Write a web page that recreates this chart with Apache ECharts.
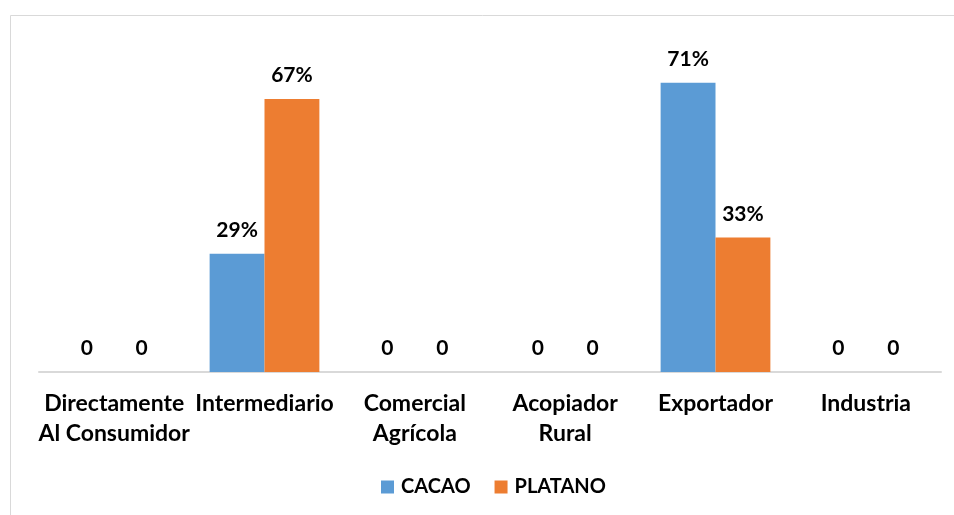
<!DOCTYPE html>
<html><head><meta charset="utf-8">
<script src="https://cdn.jsdelivr.net/npm/echarts@6/dist/echarts.min.js"></script>
<style>html,body{margin:0;padding:0;background:#fff}#c{width:954px;height:515px}</style>
</head><body><div id="c"></div>
<script>
const categories = ['Directamente\nAl Consumidor', 'Intermediario', 'Comercial\nAgrícola', 'Acopiador\nRural', 'Exportador', 'Industria'];
const cacao = [0, 29, 0, 0, 71, 0];
const platano = [0, 67, 0, 0, 33, 0];
const seriesNames = ['CACAO', 'PLATANO'];
const colors = ['#5B9BD5', '#ED7D31'];

const font = 'Lato, "Open Sans", sans-serif';
const chart = echarts.init(document.getElementById('c'), null, {renderer: 'canvas'});
const lbl = {
  show: true, position: 'top', distance: 13, color: '#000', fontFamily: font, fontWeight: 'bold', fontSize: 21,
  formatter: p => p.value === 0 ? '0' : p.value + '%'
};
chart.setOption({
  animation: false,
  graphic: [{type: 'rect', shape: {x: 10.5, y: 15.5, width: 1000, height: 600}, style: {fill: 'none', stroke: '#d9d9d9', lineWidth: 1}}],
  grid: {left: 39, right: 13, top: 46, bottom: 143, containLabel: false},
  legend: {
    data: seriesNames, top: 477, left: 381, padding: 0, itemWidth: 13, itemHeight: 13, itemGap: 24,
    icon: 'rect',
    textStyle: {color: '#000', fontFamily: font, fontWeight: 'bold', fontSize: 20, padding: [0, 0, 0, 2]}
  },
  xAxis: {
    type: 'category', data: categories,
    axisLine: {lineStyle: {color: '#d9d9d9', width: 2}},
    axisTick: {show: false},
    axisLabel: {color: '#000', fontFamily: font, fontWeight: 'bold', fontSize: 23, lineHeight: 30, margin: 17, interval: 0}
  },
  yAxis: {type: 'value', min: 0, max: 80, show: false, splitLine: {show: false}},
  series: [
    {name: seriesNames[0], type: 'bar', data: cacao, itemStyle: {color: colors[0]}, barGap: '0%', barCategoryGap: '27%', label: lbl},
    {name: seriesNames[1], type: 'bar', data: platano, itemStyle: {color: colors[1]}, barGap: '0%', barCategoryGap: '27%', label: lbl}
  ]
});
</script></body></html>
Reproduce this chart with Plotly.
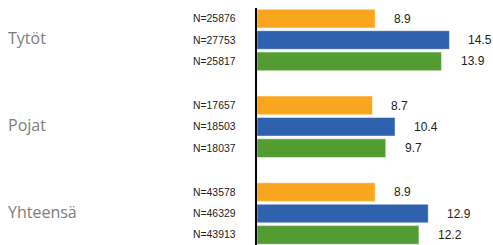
import plotly.graph_objects as go

categories = ["Tytöt", "Pojat", "Yhteensä"]
series_names = ["Sarja 1", "Sarja 2", "Sarja 3"]
values_orange = [8.9, 8.7, 8.9]
values_blue = [14.5, 10.4, 12.9]
values_green = [13.9, 9.7, 12.2]
n_orange = ["N=25876", "N=17657", "N=43578"]
n_blue = ["N=27753", "N=18503", "N=46329"]
n_green = ["N=25817", "N=18037", "N=43913"]

colors = ["#F9A61E", "#2F62AE", "#529C31"]
series_vals = [values_orange, values_blue, values_green]
series_n = [n_orange, n_blue, n_green]

fig = go.Figure()
for name, vals, col in zip(series_names, series_vals, colors):
    fig.add_trace(go.Bar(
        y=categories, x=vals, orientation="h", name=name,
        marker=dict(color=col, line=dict(color="rgba(255,255,255,0.6)", width=0.8)),
        showlegend=False, hoverinfo="skip",
    ))

offsets = [-0.245, 0.0, 0.245]
annotations = []
for si, (vals, ns) in enumerate(zip(series_vals, series_n)):
    for ci, cat in enumerate(categories):
        yv = ci + offsets[si]
        annotations.append(dict(
            x=vals[ci], y=yv, xref="x", yref="y", text=f"{vals[ci]:.1f}",
            showarrow=False, xanchor="left", xshift=17,
            font=dict(family="Liberation Sans, Arial", size=12, color="#222222"),
        ))
        annotations.append(dict(
            x=0, y=yv, xref="paper", yref="y", text=ns[ci],
            showarrow=False, xanchor="right", xshift=-19,
            font=dict(family="Liberation Sans, Arial", size=10.4, color="#222222"),
        ))
for ci, cat in enumerate(categories):
    annotations.append(dict(
        x=0, y=ci - 0.02, xref="paper", yref="y", text=cat,
        showarrow=False, xanchor="left", xshift=-251,
        font=dict(family="Open Sans", size=16, color="#7d7d7d"),
    ))

fig.update_layout(
    width=493, height=245,
    margin=dict(l=257, r=0, t=8, b=0),
    paper_bgcolor="white", plot_bgcolor="white",
    barmode="group", bargap=0.26, bargroupgap=0.13,
    xaxis=dict(range=[0, 17.78], showgrid=False, zeroline=False,
               showticklabels=False, showline=False, fixedrange=True),
    yaxis=dict(type="category", categoryorder="array", categoryarray=categories,
               range=[2.363, -0.369], showgrid=False, zeroline=False,
               showticklabels=False, showline=True, linecolor="black",
               linewidth=2, ticks="", fixedrange=True),
    annotations=annotations,
)

fig.write_html(
    "out.html",
    config={"displayModeBar": False, "staticPlot": True},
    post_script="document.body.style.margin='0';document.body.style.overflow='hidden';",
)
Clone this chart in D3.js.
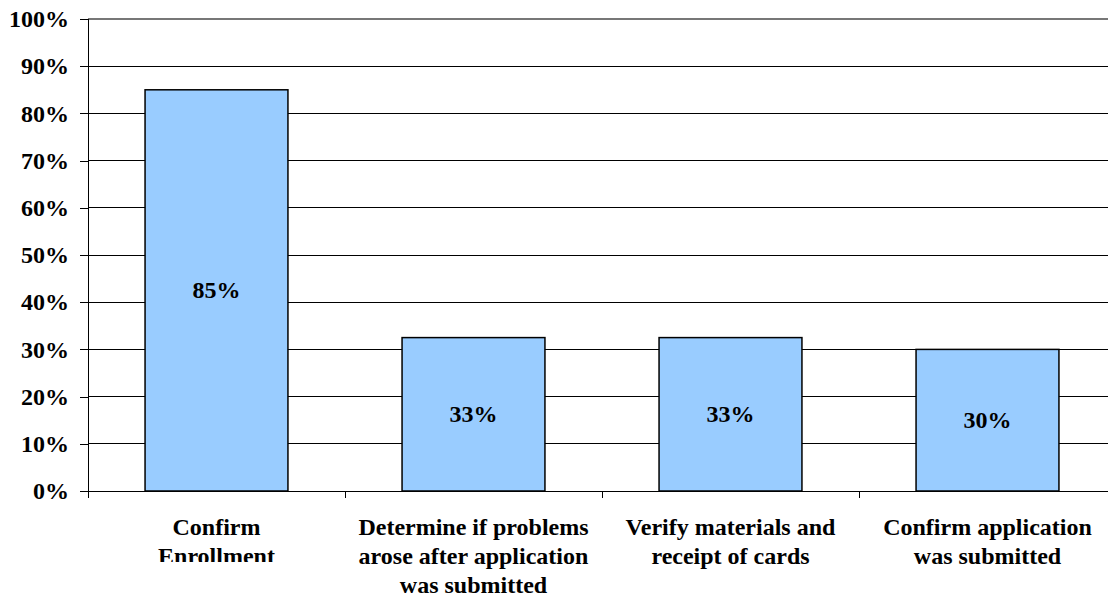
<!DOCTYPE html>
<html>
<head>
<meta charset="utf-8">
<script src="https://cdn.jsdelivr.net/npm/d3@7"></script>
<style>
  html, body { margin: 0; padding: 0; background: #fff; }
  svg { display: block; }
</style>
</head>
<body>
<svg id="chart" width="1108" height="597"></svg>
<script>
// Share of respondents by reason for contacting
const categories = [
  ["Confirm", "Enrollment"],
  ["Determine if problems", "arose after application", "was submitted"],
  ["Verify materials and", "receipt of cards"],
  ["Confirm application", "was submitted"]
];
const values = [85, 32.5, 32.5, 30];
const yTicks = [0, 10, 20, 30, 40, 50, 60, 70, 80, 90, 100];

(function () {
  const FONT = '"Liberation Serif", "Times New Roman", serif';
  const svg = d3.select("#chart");
  const plotLeft = 88, plotRight = 1116, plotTop = 19, plotBottom = 491;

  const x = d3.scaleBand()
    .domain(d3.range(categories.length))
    .range([plotLeft, plotRight])
    .paddingInner(0.444)
    .paddingOuter(0.222);

  const y = d3.scaleLinear().domain([0, 100]).range([plotBottom, plotTop]);

  // horizontal gridlines
  svg.append("g")
    .selectAll("line")
    .data(yTicks.filter(d => d > 0))
    .join("line")
    .attr("x1", plotLeft).attr("x2", 1108)
    .attr("y1", d => y(d)).attr("y2", d => y(d))
    .attr("stroke", d => d === 100 ? "#777" : "#000")
    .attr("stroke-width", d => d === 100 ? 2 : 1)
    .attr("shape-rendering", "crispEdges");

  // y axis
  const yAxis = d3.axisLeft(y)
    .tickValues(yTicks)
    .tickSize(8)
    .tickPadding(11)
    .tickFormat(d => d + "%");
  const gy = svg.append("g").attr("transform", `translate(${plotLeft},0)`).call(yAxis);
  gy.select(".domain").attr("stroke", "#000").attr("shape-rendering", "crispEdges");
  gy.selectAll(".tick line").attr("stroke", "#000").attr("shape-rendering", "crispEdges");
  gy.selectAll(".tick text")
    .style("font-family", FONT)
    .style("font-size", "24px")
    .style("font-weight", "bold")
    .attr("fill", "#000");

  // bars
  svg.append("g")
    .selectAll("rect")
    .data(values)
    .join("rect")
    .attr("x", (d, i) => x(i))
    .attr("y", d => y(d))
    .attr("width", x.bandwidth())
    .attr("height", d => y(0) - y(d))
    .attr("fill", "#99CCFF")
    .attr("stroke", "#000")
    .attr("stroke-width", 1.5);

  // x axis line with category boundary ticks
  const bandStep = x.step();
  const boundaries = d3.range(categories.length + 1).map(i => plotLeft + i * bandStep);
  svg.append("line")
    .attr("x1", plotLeft).attr("x2", 1108)
    .attr("y1", plotBottom).attr("y2", plotBottom)
    .attr("stroke", "#000").attr("shape-rendering", "crispEdges");
  svg.append("g")
    .selectAll("line")
    .data(boundaries)
    .join("line")
    .attr("x1", d => d).attr("x2", d => d)
    .attr("y1", plotBottom).attr("y2", plotBottom + 7)
    .attr("stroke", "#000").attr("shape-rendering", "crispEdges");

  // value labels centered in each bar
  svg.append("g")
    .selectAll("text")
    .data(values)
    .join("text")
    .attr("x", (d, i) => x(i) + x.bandwidth() / 2)
    .attr("y", d => (y(d) + y(0)) / 2)
    .attr("dy", "0.33em")
    .attr("text-anchor", "middle")
    .style("font-family", FONT)
    .style("font-size", "24px")
    .style("font-weight", "bold")
    .attr("fill", "#000")
    .text(d => Math.round(d) + "%");

  // category labels
  svg.append("defs").append("clipPath").attr("id", "labelClip")
    .append("rect").attr("x", 0).attr("y", 0).attr("width", 1108).attr("height", 562);

  const catG = svg.append("g")
    .selectAll("text")
    .data(categories)
    .join("text")
    .attr("text-anchor", "middle")
    .style("font-family", FONT)
    .style("font-size", "24px")
    .style("font-weight", "bold")
    .attr("fill", "#000")
    .attr("clip-path", (d, i) => i === 0 ? "url(#labelClip)" : null);
  catG.selectAll("tspan")
    .data((d, i) => d.map(line => ({ line, i })))
    .join("tspan")
    .attr("x", d => x(d.i) + x.bandwidth() / 2)
    .attr("y", (d, j) => 535 + j * 29)
    .text(d => d.line);
})();
</script>
</body>
</html>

▶ [Problem] Which lines in the records above contain the string "with"? Copy each one.

▶ [Task answer]
Write a web page that recreates this chart with Apache ECharts.
Reproduce this chart with Plotly.
  // x axis line with category boundary ticks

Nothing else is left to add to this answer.